Broad-spectrum and virus-specific nucleic acid-based antivirals against influenza

Abstract

Rapid increase in drug-resistant influenza virus isolates, and pandemic threat posed by highly pathogenic avian influenza A and swine flu viruses provide clear and compelling reasons for fast tracking development of novel antiviral drugs. Nucleic acid-based drugs represent a promising class of novel antiviral agents that can be designed to target various seasonal, pandemic and avian influenza viruses. Nucleic acids can be designed to elicit broad-spectrum antiviral responses in the host, by suppressing viral gene expression, or by inducing cleavage or degradation of viral RNA. Immunomodulating nucleic acids, such as double stranded RNA and CpG oligonucleotides, can be potent anti-influenza agents that work by eliciting protective innate and adaptive immunity in the host. By activating the toll-like receptor signaling pathways, these drugs can activate the host's antiviral and inflammatory defenses to combat influenza viruses.
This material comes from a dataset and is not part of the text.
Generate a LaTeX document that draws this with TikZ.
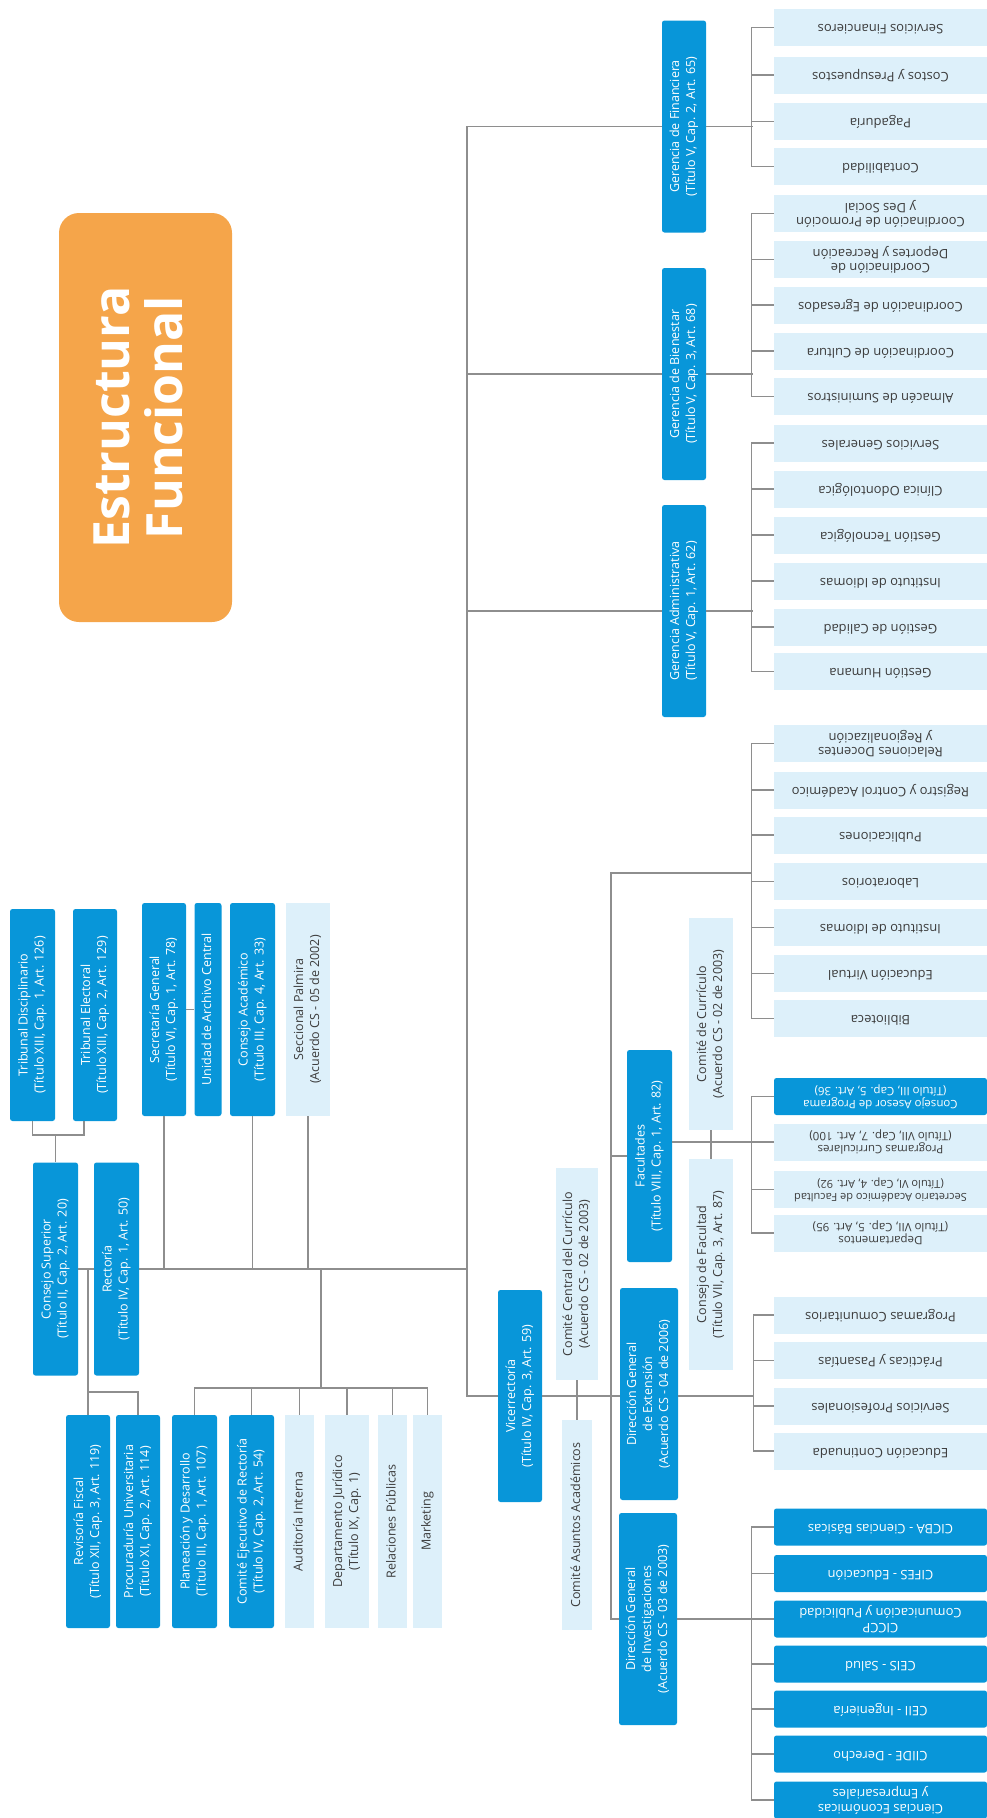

Antisense oligonucleotides, small interfering RNAs (siRNA), and nanoRNAs represent sequence specific gene-silencing approaches that could be deployed to suppress or inhibit viral protein gene expression. Lastly, catalytic nucleic acids such as DNAzymes and/or ribozymes can suppress viral replication by repeatedly cleaving viral mRNAs and template RNAs. In summary, nucleic acid-based antiviral agents are versatile, diverse and could complement existing antiviral drugs in combating influenza.